TASK DETAILS » Retype all material exactly. Pictures stay out of the copy.

>> Begin INFORMATION SUPPLIED

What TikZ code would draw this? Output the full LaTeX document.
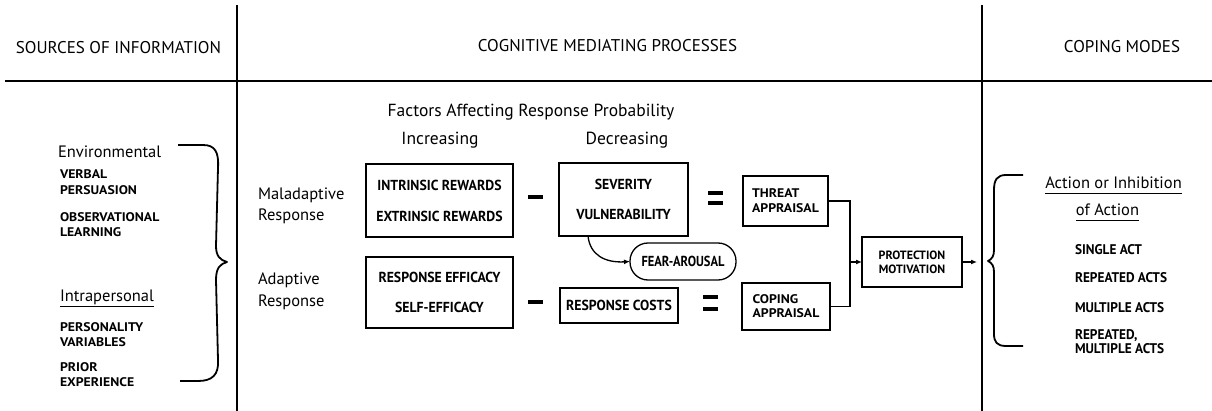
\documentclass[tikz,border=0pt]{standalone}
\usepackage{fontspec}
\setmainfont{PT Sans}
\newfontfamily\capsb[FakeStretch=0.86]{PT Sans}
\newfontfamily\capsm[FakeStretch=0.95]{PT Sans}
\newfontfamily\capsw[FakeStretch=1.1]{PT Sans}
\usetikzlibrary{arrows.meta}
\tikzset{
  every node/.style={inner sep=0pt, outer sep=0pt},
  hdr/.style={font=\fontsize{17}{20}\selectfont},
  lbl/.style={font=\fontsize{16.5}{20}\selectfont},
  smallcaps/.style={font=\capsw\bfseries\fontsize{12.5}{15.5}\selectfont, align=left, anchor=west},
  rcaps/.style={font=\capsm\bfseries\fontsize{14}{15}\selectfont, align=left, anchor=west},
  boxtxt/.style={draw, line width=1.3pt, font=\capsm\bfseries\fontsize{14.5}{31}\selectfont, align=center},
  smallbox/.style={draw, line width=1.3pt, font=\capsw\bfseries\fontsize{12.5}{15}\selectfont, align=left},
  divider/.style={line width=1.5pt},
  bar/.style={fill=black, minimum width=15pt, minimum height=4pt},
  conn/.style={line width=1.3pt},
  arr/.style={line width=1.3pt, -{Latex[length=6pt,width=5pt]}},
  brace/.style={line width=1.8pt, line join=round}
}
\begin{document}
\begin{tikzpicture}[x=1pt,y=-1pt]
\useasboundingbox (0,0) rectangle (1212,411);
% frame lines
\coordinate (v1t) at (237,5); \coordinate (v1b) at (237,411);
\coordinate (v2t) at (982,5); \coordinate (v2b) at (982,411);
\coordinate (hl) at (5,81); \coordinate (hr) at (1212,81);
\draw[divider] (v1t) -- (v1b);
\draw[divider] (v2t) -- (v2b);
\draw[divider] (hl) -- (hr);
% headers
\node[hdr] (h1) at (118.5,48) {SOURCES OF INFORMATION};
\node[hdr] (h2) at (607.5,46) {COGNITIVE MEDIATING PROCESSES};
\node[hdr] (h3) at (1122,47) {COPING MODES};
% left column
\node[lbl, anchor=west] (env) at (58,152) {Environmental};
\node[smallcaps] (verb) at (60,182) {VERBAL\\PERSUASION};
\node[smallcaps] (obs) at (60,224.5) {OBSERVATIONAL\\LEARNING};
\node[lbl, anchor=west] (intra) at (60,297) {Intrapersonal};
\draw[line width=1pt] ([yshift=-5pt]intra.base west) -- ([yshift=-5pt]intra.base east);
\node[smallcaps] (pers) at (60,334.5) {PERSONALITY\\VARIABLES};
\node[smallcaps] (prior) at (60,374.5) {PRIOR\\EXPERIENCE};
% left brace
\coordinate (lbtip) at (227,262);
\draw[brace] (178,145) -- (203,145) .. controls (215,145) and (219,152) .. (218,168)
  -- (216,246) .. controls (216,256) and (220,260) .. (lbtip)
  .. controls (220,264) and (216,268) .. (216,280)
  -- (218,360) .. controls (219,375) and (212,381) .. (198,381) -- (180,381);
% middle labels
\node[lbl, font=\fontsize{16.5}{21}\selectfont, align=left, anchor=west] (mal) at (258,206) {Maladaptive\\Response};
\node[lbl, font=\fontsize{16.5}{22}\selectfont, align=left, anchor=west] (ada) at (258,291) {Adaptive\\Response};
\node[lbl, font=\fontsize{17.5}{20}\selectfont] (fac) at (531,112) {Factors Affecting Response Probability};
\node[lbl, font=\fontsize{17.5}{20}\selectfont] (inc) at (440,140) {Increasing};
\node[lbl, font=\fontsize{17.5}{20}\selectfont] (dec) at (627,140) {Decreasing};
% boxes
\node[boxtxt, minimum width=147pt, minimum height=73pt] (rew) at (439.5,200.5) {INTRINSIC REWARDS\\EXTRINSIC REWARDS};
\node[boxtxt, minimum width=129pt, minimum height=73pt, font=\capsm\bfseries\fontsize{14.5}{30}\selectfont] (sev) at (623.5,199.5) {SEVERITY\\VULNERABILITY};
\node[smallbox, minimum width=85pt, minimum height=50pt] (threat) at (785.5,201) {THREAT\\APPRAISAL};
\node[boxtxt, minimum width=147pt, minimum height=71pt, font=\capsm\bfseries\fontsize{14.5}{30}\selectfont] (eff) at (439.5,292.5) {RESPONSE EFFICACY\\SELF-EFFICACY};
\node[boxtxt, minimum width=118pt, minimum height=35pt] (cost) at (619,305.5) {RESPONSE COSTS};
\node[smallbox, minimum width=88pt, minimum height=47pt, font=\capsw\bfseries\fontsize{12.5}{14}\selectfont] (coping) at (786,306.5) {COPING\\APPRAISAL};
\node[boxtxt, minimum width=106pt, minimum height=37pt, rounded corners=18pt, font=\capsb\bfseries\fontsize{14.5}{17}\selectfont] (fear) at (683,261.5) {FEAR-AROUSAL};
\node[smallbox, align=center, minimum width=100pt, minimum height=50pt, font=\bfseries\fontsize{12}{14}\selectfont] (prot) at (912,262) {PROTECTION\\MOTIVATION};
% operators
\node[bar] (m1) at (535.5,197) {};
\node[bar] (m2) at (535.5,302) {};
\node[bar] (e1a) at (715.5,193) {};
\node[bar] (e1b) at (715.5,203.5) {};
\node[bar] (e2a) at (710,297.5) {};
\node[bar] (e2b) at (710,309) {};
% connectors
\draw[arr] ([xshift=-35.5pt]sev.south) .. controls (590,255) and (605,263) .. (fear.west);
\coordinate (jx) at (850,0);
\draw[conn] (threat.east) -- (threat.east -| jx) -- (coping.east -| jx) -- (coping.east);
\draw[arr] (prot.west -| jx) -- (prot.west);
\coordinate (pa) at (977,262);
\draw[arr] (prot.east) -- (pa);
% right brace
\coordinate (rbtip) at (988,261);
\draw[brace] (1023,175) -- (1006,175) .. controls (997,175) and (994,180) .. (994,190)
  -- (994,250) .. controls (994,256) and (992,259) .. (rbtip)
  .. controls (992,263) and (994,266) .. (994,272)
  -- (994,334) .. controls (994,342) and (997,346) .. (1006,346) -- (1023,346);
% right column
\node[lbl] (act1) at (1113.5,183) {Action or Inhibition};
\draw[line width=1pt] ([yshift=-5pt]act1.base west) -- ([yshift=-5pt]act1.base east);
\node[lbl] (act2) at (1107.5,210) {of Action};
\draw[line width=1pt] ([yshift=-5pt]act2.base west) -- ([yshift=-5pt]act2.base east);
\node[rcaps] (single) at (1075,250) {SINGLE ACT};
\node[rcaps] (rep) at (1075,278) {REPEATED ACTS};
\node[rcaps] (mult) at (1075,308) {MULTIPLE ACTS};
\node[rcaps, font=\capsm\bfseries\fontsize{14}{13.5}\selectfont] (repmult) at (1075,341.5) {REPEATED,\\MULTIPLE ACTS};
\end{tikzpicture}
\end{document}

>> End INFORMATION SUPPLIED

FINAL RESULT »
What TikZ code would draw this? Output the full LaTeX document.
\documentclass[tikz,border=0pt]{standalone}
\usepackage{fontspec}
\setmainfont{PT Sans}
\newfontfamily\capsb[FakeStretch=0.86]{PT Sans}
\newfontfamily\capsm[FakeStretch=0.95]{PT Sans}
\newfontfamily\capsw[FakeStretch=1.1]{PT Sans}
\usetikzlibrary{arrows.meta}
\tikzset{
  every node/.style={inner sep=0pt, outer sep=0pt},
  hdr/.style={font=\fontsize{17}{20}\selectfont},
  lbl/.style={font=\fontsize{16.5}{20}\selectfont},
  smallcaps/.style={font=\capsw\bfseries\fontsize{12.5}{15.5}\selectfont, align=left, anchor=west},
  rcaps/.style={font=\capsm\bfseries\fontsize{14}{15}\selectfont, align=left, anchor=west},
  boxtxt/.style={draw, line width=1.3pt, font=\capsm\bfseries\fontsize{14.5}{31}\selectfont, align=center},
  smallbox/.style={draw, line width=1.3pt, font=\capsw\bfseries\fontsize{12.5}{15}\selectfont, align=left},
  divider/.style={line width=1.5pt},
  bar/.style={fill=black, minimum width=15pt, minimum height=4pt},
  conn/.style={line width=1.3pt},
  arr/.style={line width=1.3pt, -{Latex[length=6pt,width=5pt]}},
  brace/.style={line width=1.8pt, line join=round}
}
\begin{document}
\begin{tikzpicture}[x=1pt,y=-1pt]
\useasboundingbox (0,0) rectangle (1212,411);
% frame lines
\coordinate (v1t) at (237,5); \coordinate (v1b) at (237,411);
\coordinate (v2t) at (982,5); \coordinate (v2b) at (982,411);
\coordinate (hl) at (5,81); \coordinate (hr) at (1212,81);
\draw[divider] (v1t) -- (v1b);
\draw[divider] (v2t) -- (v2b);
\draw[divider] (hl) -- (hr);
% headers
\node[hdr] (h1) at (118.5,48) {SOURCES OF INFORMATION};
\node[hdr] (h2) at (607.5,46) {COGNITIVE MEDIATING PROCESSES};
\node[hdr] (h3) at (1122,47) {COPING MODES};
% left column
\node[lbl, anchor=west] (env) at (58,152) {Environmental};
\node[smallcaps] (verb) at (60,182) {VERBAL\\PERSUASION};
\node[smallcaps] (obs) at (60,224.5) {OBSERVATIONAL\\LEARNING};
\node[lbl, anchor=west] (intra) at (60,297) {Intrapersonal};
\draw[line width=1pt] ([yshift=-5pt]intra.base west) -- ([yshift=-5pt]intra.base east);
\node[smallcaps] (pers) at (60,334.5) {PERSONALITY\\VARIABLES};
\node[smallcaps] (prior) at (60,374.5) {PRIOR\\EXPERIENCE};
% left brace
\coordinate (lbtip) at (227,262);
\draw[brace] (178,145) -- (203,145) .. controls (215,145) and (219,152) .. (218,168)
  -- (216,246) .. controls (216,256) and (220,260) .. (lbtip)
  .. controls (220,264) and (216,268) .. (216,280)
  -- (218,360) .. controls (219,375) and (212,381) .. (198,381) -- (180,381);
% middle labels
\node[lbl, font=\fontsize{16.5}{21}\selectfont, align=left, anchor=west] (mal) at (258,206) {Maladaptive\\Response};
\node[lbl, font=\fontsize{16.5}{22}\selectfont, align=left, anchor=west] (ada) at (258,291) {Adaptive\\Response};
\node[lbl, font=\fontsize{17.5}{20}\selectfont] (fac) at (531,112) {Factors Affecting Response Probability};
\node[lbl, font=\fontsize{17.5}{20}\selectfont] (inc) at (440,140) {Increasing};
\node[lbl, font=\fontsize{17.5}{20}\selectfont] (dec) at (627,140) {Decreasing};
% boxes
\node[boxtxt, minimum width=147pt, minimum height=73pt] (rew) at (439.5,200.5) {INTRINSIC REWARDS\\EXTRINSIC REWARDS};
\node[boxtxt, minimum width=129pt, minimum height=73pt, font=\capsm\bfseries\fontsize{14.5}{30}\selectfont] (sev) at (623.5,199.5) {SEVERITY\\VULNERABILITY};
\node[smallbox, minimum width=85pt, minimum height=50pt] (threat) at (785.5,201) {THREAT\\APPRAISAL};
\node[boxtxt, minimum width=147pt, minimum height=71pt, font=\capsm\bfseries\fontsize{14.5}{30}\selectfont] (eff) at (439.5,292.5) {RESPONSE EFFICACY\\SELF-EFFICACY};
\node[boxtxt, minimum width=118pt, minimum height=35pt] (cost) at (619,305.5) {RESPONSE COSTS};
\node[smallbox, minimum width=88pt, minimum height=47pt, font=\capsw\bfseries\fontsize{12.5}{14}\selectfont] (coping) at (786,306.5) {COPING\\APPRAISAL};
\node[boxtxt, minimum width=106pt, minimum height=37pt, rounded corners=18pt, font=\capsb\bfseries\fontsize{14.5}{17}\selectfont] (fear) at (683,261.5) {FEAR-AROUSAL};
\node[smallbox, align=center, minimum width=100pt, minimum height=50pt, font=\bfseries\fontsize{12}{14}\selectfont] (prot) at (912,262) {PROTECTION\\MOTIVATION};
% operators
\node[bar] (m1) at (535.5,197) {};
\node[bar] (m2) at (535.5,302) {};
\node[bar] (e1a) at (715.5,193) {};
\node[bar] (e1b) at (715.5,203.5) {};
\node[bar] (e2a) at (710,297.5) {};
\node[bar] (e2b) at (710,309) {};
% connectors
\draw[arr] ([xshift=-35.5pt]sev.south) .. controls (590,255) and (605,263) .. (fear.west);
\coordinate (jx) at (850,0);
\draw[conn] (threat.east) -- (threat.east -| jx) -- (coping.east -| jx) -- (coping.east);
\draw[arr] (prot.west -| jx) -- (prot.west);
\coordinate (pa) at (977,262);
\draw[arr] (prot.east) -- (pa);
% right brace
\coordinate (rbtip) at (988,261);
\draw[brace] (1023,175) -- (1006,175) .. controls (997,175) and (994,180) .. (994,190)
  -- (994,250) .. controls (994,256) and (992,259) .. (rbtip)
  .. controls (992,263) and (994,266) .. (994,272)
  -- (994,334) .. controls (994,342) and (997,346) .. (1006,346) -- (1023,346);
% right column
\node[lbl] (act1) at (1113.5,183) {Action or Inhibition};
\draw[line width=1pt] ([yshift=-5pt]act1.base west) -- ([yshift=-5pt]act1.base east);
\node[lbl] (act2) at (1107.5,210) {of Action};
\draw[line width=1pt] ([yshift=-5pt]act2.base west) -- ([yshift=-5pt]act2.base east);
\node[rcaps] (single) at (1075,250) {SINGLE ACT};
\node[rcaps] (rep) at (1075,278) {REPEATED ACTS};
\node[rcaps] (mult) at (1075,308) {MULTIPLE ACTS};
\node[rcaps, font=\capsm\bfseries\fontsize{14}{13.5}\selectfont] (repmult) at (1075,341.5) {REPEATED,\\MULTIPLE ACTS};
\end{tikzpicture}
\end{document}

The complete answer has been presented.